Neuseelands Regierungschefin tritt zurück

Jacinda Ardern stellt sich nach sechs Jahren keiner neuen Wahl. Ihre Chancen wurden zuletzt schlecht eingeschätzt.
Wellington Jacinda Ardern ist für Frauen eine Quelle der Inspiration gewesen: Mit 37 wurde sie 2017 neuseeländische Ministerpräsidentin, 2018 war sie erst die zweite Regierungs- oder Staatschefin, die im Amt ein Kind zur Welt brachte. Die neugeborene Tochter wurde dann auch zur Generaldebatte der UN-Vollversammlung nach New York mitgenommen. Ardern führte auch vor Augen, dass man als Politikerin nicht unbedingt verheiratet sein muss. Am Donnerstag gab sie ihren Rücktritt bekannt.

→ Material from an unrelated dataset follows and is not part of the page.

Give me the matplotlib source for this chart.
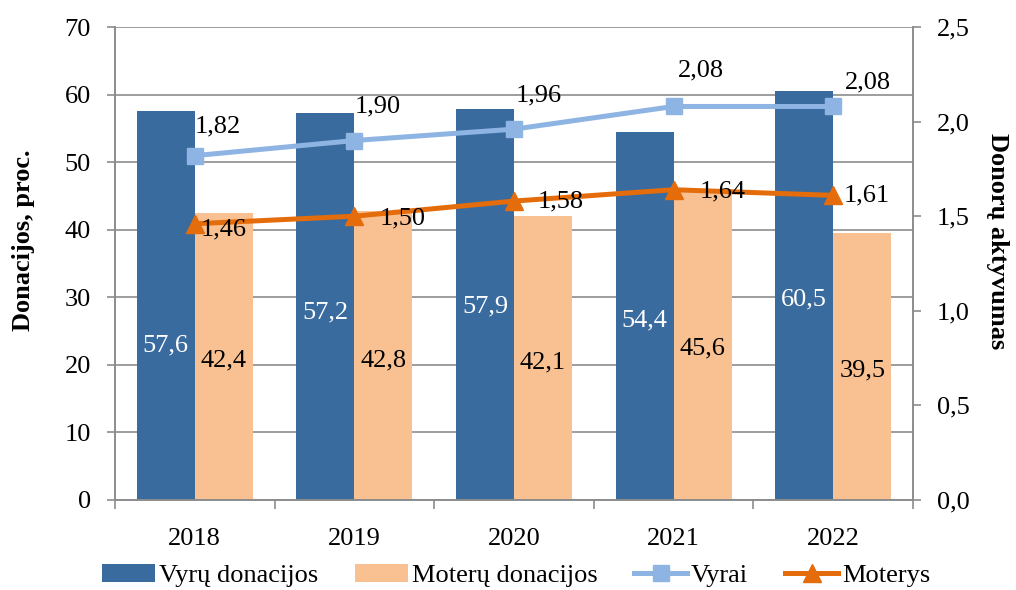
import matplotlib
matplotlib.use("Agg")
import matplotlib.pyplot as plt
import numpy as np

years = ["2018", "2019", "2020", "2021", "2022"]
vyru_donacijos = [57.6, 57.2, 57.9, 54.4, 60.5]
moteru_donacijos = [42.4, 42.8, 42.1, 45.6, 39.5]
vyrai = [1.82, 1.90, 1.96, 2.08, 2.08]
moterys = [1.46, 1.50, 1.58, 1.64, 1.61]

# label positions (in left-axis units) for bar value labels
men_label_y = [22.9, 27.8, 28.6, 26.6, 29.7]
women_label_y = [20.7, 20.7, 20.4, 22.5, 19.2]
# label offsets (category units, right-axis units) for line value labels
v_off = [(0.144, 0.153), (0.144, 0.18), (0.157, 0.18), (0.17, 0.19), (0.22, 0.127)]
m_off = [(0.18, -0.032), (0.30, -0.01), (0.29, 0.0), (0.31, -0.01), (0.21, 0.0)]

plt.rcParams['font.family'] = ['Liberation Serif', 'DejaVu Serif']
FS = 19

fig = plt.figure(figsize=(10.16, 5.9), dpi=100)
ax = fig.add_axes([115/1016, 1-500/590, (913-115)/1016, (500-27)/590])
ax2 = ax.twinx()

x = np.arange(len(years))
w = 0.364
c_men = "#3A6B9F"
c_women = "#F9C191"
c_vyrai = "#8EB4E3"
c_moterys = "#E46C0A"
grid_c = "#8C8C8C"

b1 = ax.bar(x - w/2, vyru_donacijos, w, color=c_men, label="Vyrų donacijos", zorder=2)
b2 = ax.bar(x + w/2, moteru_donacijos, w, color=c_women, label="Moterų donacijos", zorder=2)

for xi, v, ly in zip(x, vyru_donacijos, men_label_y):
    ax.text(xi - w/2, ly, f"{v:.1f}".replace(".", ","), color="white", ha="center", va="center", fontsize=FS, zorder=3)
for xi, v, ly in zip(x, moteru_donacijos, women_label_y):
    ax.text(xi + w/2, ly, f"{v:.1f}".replace(".", ","), color="black", ha="center", va="center", fontsize=FS, zorder=3)

ax.set_xlim(-0.5, len(years) - 0.5)
ax.set_ylim(0, 70)
ax.set_yticks(range(0, 71, 10))
ax.yaxis.grid(True, color=grid_c, linewidth=1.2, zorder=0)
ax.set_axisbelow(True)
ax.set_xticks(x)
ax.set_xticklabels(years, fontsize=FS)
ax.set_xticks(np.arange(-0.5, len(years), 1), minor=True)
ax.tick_params(axis="x", which="major", length=0, pad=20)
ax.tick_params(axis="x", which="minor", length=6.5, color=grid_c, width=1.2)
ax.tick_params(axis="y", labelsize=FS, length=5.8, color=grid_c, width=1.2, pad=11.5)
ax.set_ylabel("Donacijos, proc.", fontsize=FS, fontweight="bold")
ax.yaxis.set_label_coords((35-115)/798, (500-240)/473)

ax2.plot(x, vyrai, color=c_vyrai, lw=3.6, marker="s", ms=12, label="Vyrai", zorder=4)
ax2.plot(x, moterys, color=c_moterys, lw=3.6, marker="^", ms=13, label="Moterys", zorder=4)
ax2.set_ylim(0, 2.5)
rt = np.arange(0, 2.51, 0.5)
ax2.set_yticks(rt)
ax2.set_yticklabels([f"{v:.1f}".replace(".", ",") for v in rt], fontsize=FS)
ax2.tick_params(axis="y", length=5.8, color=grid_c, width=1.2, pad=11.5)
ax2.set_ylabel("Donorų aktyvumas", fontsize=FS, fontweight="bold", rotation=270, va="center")
ax2.yaxis.set_label_coords((997-115)/798, (500-241)/473)

for xi, v, (dx, dy) in zip(x, vyrai, v_off):
    ax2.text(xi + dx, v + dy, f"{v:.2f}".replace(".", ","), ha="center", va="center", fontsize=FS, zorder=5)
for xi, v, (dx, dy) in zip(x, moterys, m_off):
    ax2.text(xi + dx, v + dy, f"{v:.2f}".replace(".", ","), ha="center", va="center", fontsize=FS, zorder=5)

for a in (ax, ax2):
    for s in a.spines.values():
        s.set_color(grid_c)
        s.set_linewidth(1.2)
ax.spines["top"].set_visible(False)
ax2.spines["top"].set_visible(False)

handles = [b1, b2] + ax2.get_lines()
labels = ["Vyrų donacijos", "Moterų donacijos", "Vyrai", "Moterys"]
fig.legend(handles, labels, loc="lower center", bbox_to_anchor=(0.508, -0.036), ncol=4, frameon=False,
           fontsize=FS, handlelength=2.0, handletextpad=0.15, columnspacing=1.4)

fig.savefig("out.png", dpi=100)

In Neuseeland hatte es Ardern mit zunehmendem politischem Druck zu tun bekommen. Die Kritik war manchmal auffallend heftig, etwas, was vorherigen Regierungschefs in dem Land erspart blieb. Dennoch war die Ankündigung von Ardern für viele Neuseeländerinnen und Neuseeländer ein Schock. Bereits am 7. Februar ist Schluss für Ardern im Amt. Sie ließ bei ihrer Bekanntgabe auch Stolz auf ihre Leistungen als Regierungschefin durchblicken. Auch mit Tragödien hatte es Ardern im Amt zu tun. Im März 2019 erlebte Neuseeland einen der dunkelsten Tage in seiner Geschichte, als ein Rassist zwei Moscheen in Christchurch angriff und 51 Menschen tötete. Nach dem Angriff leitete Ardern innerhalb weniger Wochen eine neue Gesetzgebung in die Wege, um die stärksten halbautomatischen Waffen zu verbieten. Bei einem Programm unter Leitung der Polizei wurden später mehr als 50.000 Waffen zerstört.
Corona-Management gelobt
Der Umgang Arderns mit der Coronavirus-Pandemie brachte ihr zunächst auch Lob ein. Neuseeland schaffte es anfangs, das Coronavirus an den Landesgrenzen aufzuhalten. Doch die Null-Toleranz-Strategie war nicht mehr brauchbar, als sich ansteckendere Varianten verbreiteten und Impfstoffe verfügbar wurden. Ardern ließ aber auch erkennen, dass die Kritik nicht einfach an ihr vorbeiging. Sie kündigte im Dezember eine Untersuchungskommission an, die sich damit befassen werde, ob die Regierung richtig gegen die Pandemie vorgegangen sei, und wie sie sich besser auf künftige vorbereiten könne.
Der Regierung wurde aber auch vorgeworfen, dass sie zwar große Ideen habe, aber schlecht in der Ausführung sei. Unterstützer befürchteten, dass die Regierung nicht wie versprochen genug geleistet habe, um für mehr Unterkünfte zu sorgen und gegen Kinderarmut vorzugehen. Gegner kritisierten, dass sie nicht mehr gegen Kriminalität und Inflation tue. Es gab einen Bauernprotest gegen Pläne, den CO2-Ausstoß zu besteuern.
Schlechte Wahlchancen
Letztendlich sahen die Wahlchancen für Ardern nicht gut aus. Jüngsten Umfragen zufolge war die Mitte-links-Partei Labour von Ardern hinter den konservativen Rivalen. 2020 hatte die Labour Party noch mit einem historischen Wahlergebnis gewonnen.
Nach ihrem Rücktritt will Ardern ihren Verlobten heiraten. Die Hochzeitspläne lagen jahrelang wegen Corona auf Eis.